Now Totho saw the shadows as the Worm’s creatures crept out, clinging to the sheer stone and staring downwards, here at the behest of the stranger’s ‘scarred old men’, apparently. Sacrificed to a god, though? Is he serious? What does he mean?
‘Stranger,’ he hissed.
‘Esmail,’ the man told him.
‘Esmail, then. You’re Apt?’
The man looked at him, baffled. ‘No. Not that it matters. If I were anywhere else you’d call me a magician, perhaps, but that means nothing here. I’m living on pure skill and self-mutilation.’ This close, Totho could hear a quaver in the man’s words that matched his own hollow fear.
‘There’s something . . .
’ He was watching the warriors of the Worm pick their way overhead. Every so often one would strike down, snagging a slave, and then half a dozen would converge to draw the struggling, shrieking individual up between them, whilst the rest of the host remained silent now, not wanting to draw attention, not wanting to be the next chosen. ‘If they come for me . . . there’s something I need you to do. An Apt thing.’

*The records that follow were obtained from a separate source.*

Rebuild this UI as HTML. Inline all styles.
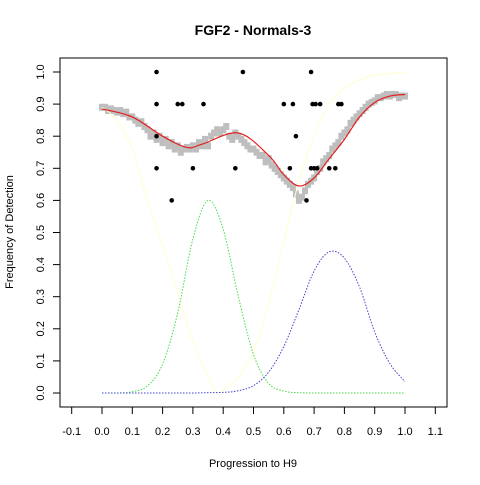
<!DOCTYPE html>
<html><head><meta charset="utf-8"><style>
body{margin:0;background:#fff}
text{font-family:"Liberation Sans",sans-serif;font-size:11px;fill:#000}
</style></head><body>
<svg id="chart" width="480" height="480" viewBox="0 0 480 480">
<rect width="480" height="480" fill="#fff"/>
<text x="253" y="35" text-anchor="middle" style="font-size:14px;font-weight:bold">FGF2 - Normals-3</text>
<text x="253" y="467" text-anchor="middle">Progression to H9</text>
<text transform="translate(13,232) rotate(-90)" text-anchor="middle">Frequency of Detection</text>
<rect x="60" y="58" width="387" height="349" fill="none" stroke="#000"/>
<g id="axes"></g>
<g id="marks"></g>
</svg>
<script>
const xTicks=[-0.1,0,0.1,0.2,0.3,0.4,0.5,0.6,0.7,0.8,0.9,1.0,1.1];
const xTickLabels=["-0.1","0.0","0.1","0.2","0.3","0.4","0.5","0.6","0.7","0.8","0.9","1.0","1.1"];
const yTicks=[0,0.1,0.2,0.3,0.4,0.5,0.6,0.7,0.8,0.9,1.0];
const yTickLabels=["0.0","0.1","0.2","0.3","0.4","0.5","0.6","0.7","0.8","0.9","1.0"];
const grayX=[];for(let i=0;i<=100;i++)grayX.push(i/100);
const grayY=[0.89,0.89,0.88,0.885,0.88,0.875,0.88,0.87,0.875,0.86,
0.86,0.85,0.84,0.845,0.83,0.82,0.80,0.81,0.79,0.80,
0.78,0.79,0.77,0.78,0.76,0.77,0.75,0.76,0.765,0.76,
0.77,0.76,0.78,0.77,0.79,0.77,0.80,0.81,0.82,0.81,
0.82,0.83,0.80,0.79,0.81,0.80,0.79,0.78,0.77,0.76,
0.76,0.75,0.74,0.74,0.72,0.73,0.71,0.70,0.69,0.68,
0.67,0.66,0.65,0.64,0.62,0.60,0.61,0.63,0.65,0.66,
0.67,0.69,0.70,0.72,0.73,0.74,0.76,0.77,0.78,0.80,
0.81,0.82,0.84,0.85,0.86,0.87,0.88,0.89,0.90,0.905,
0.91,0.92,0.92,0.925,0.93,0.925,0.93,0.93,0.92,0.925,0.925];
const blackX=[0.18,0.465,0.69, 0.18,0.25,0.265,0.335,0.60,0.63,0.695,0.705,0.72,0.78,0.79, 0.18,0.64, 0.18,0.30,0.44,0.62,0.69,0.70,0.71,0.75,0.77, 0.23,0.675];
const blackY=[1,1,1, 0.9,0.9,0.9,0.9,0.9,0.9,0.9,0.9,0.9,0.9,0.9, 0.8,0.8, 0.7,0.7,0.7,0.7,0.7,0.7,0.7,0.7,0.7, 0.6,0.6];
const redX=[0,0.1,0.2,0.28,0.33,0.45,0.55,0.6,0.65,0.7,0.75,0.8,0.85,0.9,0.95,1.0];
const redY=[0.885,0.86,0.80,0.765,0.775,0.81,0.74,0.68,0.645,0.67,0.73,0.79,0.86,0.905,0.925,0.93];
const yellowX=[0,0.05,0.1,0.15,0.2,0.25,0.3,0.35,0.38,0.4,0.45,0.5,0.55,0.6,0.65,0.7,0.75,0.8,0.85,0.9,0.95,1.0];
const yellowY=[0.89,0.85,0.76,0.6,0.46,0.31,0.16,0.05,0.0,0.01,0.05,0.13,0.28,0.47,0.66,0.8,0.9,0.95,0.975,0.99,0.995,1.0];
const curveX=[0,0.05,0.1,0.15,0.2,0.25,0.3,0.35,0.4,0.45,0.5,0.55,0.6,0.65,0.7,0.75,0.8,0.85,0.9,0.95,1.0];
const greenY=[0,0,0.004,0.022,0.09,0.25,0.48,0.6,0.51,0.30,0.12,0.03,0.006,0.001,0,0,0,0,0,0,0];
const blueY=[0,0,0,0,0,0,0,0.001,0.002,0.007,0.023,0.065,0.145,0.26,0.38,0.44,0.42,0.33,0.19,0.092,0.035];

const X=v=>102+v*303, Y=v=>393-v*321;
const NS='http://www.w3.org/2000/svg';
const axes=document.getElementById('axes'), marks=document.getElementById('marks');
function mk(tag,attrs,parent){const e=document.createElementNS(NS,tag);for(const k in attrs)e.setAttribute(k,attrs[k]);parent.appendChild(e);return e;}
xTicks.forEach((t,i)=>{
  const l=mk('line',{x1:X(t),x2:X(t),y1:407,y2:414,stroke:'#000'},axes);
  
  
  const tx=mk('text',{x:X(t),y:435,'text-anchor':'middle'},axes);tx.textContent=xTickLabels[i];
  
  
});
yTicks.forEach((t,i)=>{
  const l=mk('line',{x1:53,x2:60,y1:Y(t),y2:Y(t),stroke:'#000'},axes);
  
  
  const tx=mk('text',{transform:`translate(44,${Y(t)}) rotate(-90)`,'text-anchor':'middle'},axes);tx.textContent=yTickLabels[i];
  
  
});
function smooth(xs,ys){
  const p=xs.map((x,i)=>[X(x),Y(ys[i])]);let d=`M${p[0][0]},${p[0][1]}`;
  for(let i=0;i<p.length-1;i++){const p0=p[i-1]||p[i],p1=p[i],p2=p[i+1],p3=p[i+2]||p2;
    d+=` C${p1[0]+(p2[0]-p0[0])/6},${p1[1]+(p2[1]-p0[1])/6} ${p2[0]-(p3[0]-p1[0])/6},${p2[1]-(p3[1]-p1[1])/6} ${p2[0]},${p2[1]}`;}
  return d;}
grayX.forEach((x,i)=>{
  const r=mk('rect',{x:X(x)-3,y:Y(grayY[i])-3.5,width:6,height:7,fill:'#bebebe'},marks);
  
  
});
const yl=mk('path',{d:smooth(yellowX,yellowY),fill:'none',stroke:'#ffffcc','stroke-width':1},marks);


const gl=mk('path',{d:smooth(curveX,greenY),fill:'none',stroke:'#44dd44','stroke-width':1,'stroke-dasharray':'1.5,1.5'},marks);


const bl=mk('path',{d:smooth(curveX,blueY),fill:'none',stroke:'#4444cc','stroke-width':1,'stroke-dasharray':'1.5,1.5'},marks);


const rl=mk('path',{d:smooth(redX,redY),fill:'none',stroke:'#e02020','stroke-width':1.2},marks);


blackX.forEach((x,i)=>{
  const c=mk('circle',{cx:X(x),cy:Y(blackY[i]),r:2.3,fill:'#000'},marks);
  
  
});
</script>
</body></html>
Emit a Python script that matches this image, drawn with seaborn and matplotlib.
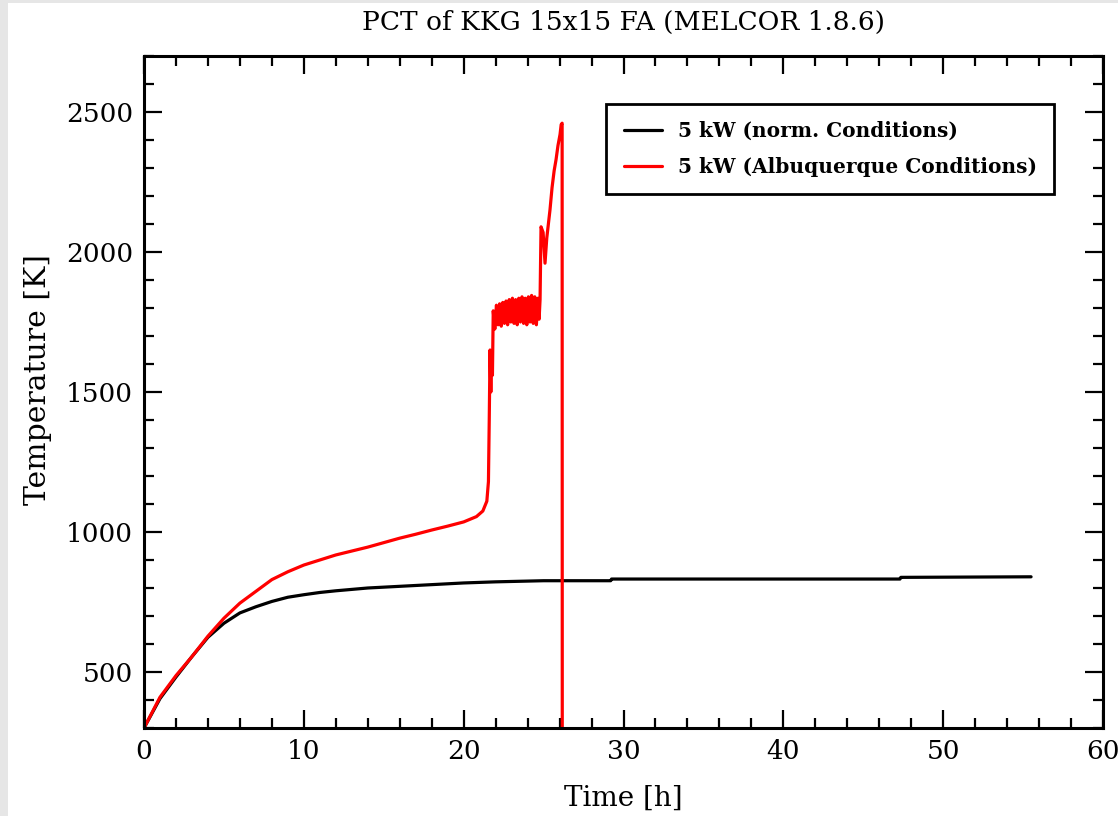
import numpy as np
import pandas as pd
import matplotlib
matplotlib.use("Agg")
import matplotlib.pyplot as plt
from matplotlib.patches import Rectangle
from matplotlib.ticker import MultipleLocator
import seaborn as sns

# ---- data ----
norm_t = [0, 1, 2, 3, 4, 5, 6, 7, 8, 9, 10, 11, 12, 13, 14, 15, 16, 17, 18,
          19, 20, 22, 25, 29.2, 29.25, 47.3, 47.35, 55.5]
norm_T = [300, 405, 482, 555, 624, 674, 711, 733, 752, 767, 776, 784, 790,
          795, 800, 803, 806, 809, 812, 815, 818, 822, 826, 826, 832, 832,
          838, 840]

alb_t = [0, 1, 2, 3, 4, 5, 6, 7, 8, 9, 10, 11, 12, 13, 14, 15, 16, 17, 18,
         19, 20, 20.8, 21.2, 21.45, 21.55, 21.6, 21.65, 21.7, 21.75, 21.8,
         21.85, 21.95, 22.05, 22.15, 22.25, 22.35, 22.45, 22.55, 22.65, 22.75,
         22.85, 22.95, 23.05, 23.15, 23.25, 23.35, 23.45, 23.55, 23.65, 23.75,
         23.85, 23.95, 24.05, 24.15, 24.25, 24.35, 24.45, 24.55, 24.65,
         24.72, 24.78, 24.84, 24.97, 25.09, 25.2, 25.28, 25.4, 25.53, 25.66,
         25.78, 25.9, 26.03, 26.1, 26.16, 26.17]
alb_T = [300, 410, 487, 555, 628, 692, 746, 788, 830, 858, 882, 900, 918,
         932, 946, 962, 978, 992, 1007, 1021, 1036, 1055, 1075, 1110, 1180,
         1400, 1650, 1500, 1640, 1560, 1790, 1725, 1810, 1740, 1815, 1735,
         1820, 1745, 1825, 1740, 1830, 1750, 1835, 1745, 1830, 1740, 1835,
         1750, 1840, 1745, 1835, 1740, 1840, 1750, 1845, 1745, 1840, 1740,
         1835, 1760, 1830, 2090, 2070, 1960, 2050, 2090, 2150, 2230, 2290,
         2330, 2380, 2420, 2455, 2460, 0]

label_norm = "5 kW (norm. Conditions)"
label_alb = "5 kW (Albuquerque Conditions)"

df = pd.concat([
    pd.DataFrame({"t": norm_t, "T": norm_T, "case": label_norm}),
    pd.DataFrame({"t": alb_t, "T": alb_T, "case": label_alb}),
], ignore_index=True)

# ---- style ----
sns.set_style("ticks")
plt.rcParams["font.family"] = ["DejaVu Serif"]
plt.rcParams["font.size"] = 19
plt.rcParams["text.color"] = "black"
plt.rcParams["axes.labelcolor"] = "black"
plt.rcParams["xtick.color"] = "black"
plt.rcParams["ytick.color"] = "black"

fig = plt.figure(figsize=(11.18, 8.16), dpi=100, facecolor="white")
# light grey frame strips on left and top edges
fig.patches.append(Rectangle((0, 0), 8 / 1118, 1, transform=fig.transFigure,
                             facecolor="#e6e6e6", edgecolor="none", zorder=-10))
fig.patches.append(Rectangle((0, 1 - 3 / 816), 1, 3 / 816, transform=fig.transFigure,
                             facecolor="#e6e6e6", edgecolor="none", zorder=-10))

ax = fig.add_axes([144 / 1118, 1 - 728 / 816, (1103 - 144) / 1118, (728 - 56) / 816])

sns.lineplot(data=df, x="t", y="T", hue="case",
             palette={label_norm: "black", label_alb: "#ff0000"},
             estimator=None, sort=False, linewidth=2.3, ax=ax)

ax.set_xlim(0, 60)
ax.set_ylim(300, 2700)
ax.xaxis.set_major_locator(MultipleLocator(10))
ax.xaxis.set_minor_locator(MultipleLocator(2))
ax.yaxis.set_major_locator(MultipleLocator(500))
ax.yaxis.set_minor_locator(MultipleLocator(100))
ax.set_yticks([500, 1000, 1500, 2000, 2500])

ax.tick_params(which="both", direction="in", top=True, right=True,
               width=1.6, colors="black", labelsize=19)
ax.tick_params(which="major", length=13, pad=8)
ax.tick_params(which="minor", length=7)
for s in ax.spines.values():
    s.set_linewidth(2.2)
    s.set_color("black")

ax.set_xlabel("Time [h]", fontsize=20, labelpad=15, color="black")
ax.set_ylabel("Temperature [K]", fontsize=21.5, color="black")
ax.yaxis.set_label_coords(-0.096, 0.519)
ax.set_title("PCT of KKG 15x15 FA (MELCOR 1.8.6)", fontsize=19, pad=19,
             color="black")

leg = ax.legend(loc="upper right", bbox_to_anchor=(0.949, 0.9286),
                borderaxespad=0, fancybox=False, frameon=True, framealpha=1,
                prop={"family": "DejaVu Serif", "weight": "bold", "size": 14.5},
                handlelength=1.9, handletextpad=0.8, borderpad=0.85,
                labelspacing=0.8)
leg.get_frame().set_edgecolor("black")
leg.get_frame().set_linewidth(2)
for h in leg.get_lines():
    h.set_linewidth(2.3)

fig.savefig("out.png", dpi=100, facecolor="white")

‘Well, that makes two reasons why I can’t do it,’ Esmail hissed.
Totho told him anyway. He explained it as simply as possible. He said nothing about mechanical principles or about the chemistry of the efficient little explosives. He focused on the simple physical action required. It’s as simple as pulling on a string.
‘Then you do it.’
Totho shook his head urgently. ‘You don’t understand. You can’t. One step . . . one step forwards and I lose it. I can’t . . . I won’t be able to . . .’
Then the creatures of the Worm were retreating, taking their chosen sacrifices with them, and Esmail was backing off.
‘Forget all that,’ he snapped. ‘I’ll get a rope. I’ll find some way out, if there’s a way to be found.’ Then he was carefully making his way back across the ceiling, one limb at a time, teeth gritted with the effort, following in the trail of the Worm.
There was no forced marching of the slaves of the Worm. Many were injured or ill, or simply weak from hunger. Some – the lucky few – had children to slow them down. The great mass of them crawled across the barren and bleak terrain, torches and lanterns scattered randomly amongst them. They were making the best time they could, but it was painfully slow. Originally, Che had been using whatever Moth-kinden were willing to act as her eyes, spying out the ground ahead and to either side, wary of the approach of the Worm. That had not turned out well. The great mass of movement, the constant comings and goings in the air, had attracted the attention of the monsters they knew as the White Death, and several Moths had been snatched in mid-flight. Now Che was having to rely on scouts on the ground – anyone with good enough eyes for the pitch dark and who could run fast. Still most of her volunteers were Moths; it seemed almost surreal that their people – so isolated and haughty up above – were some of her most willing helpers here.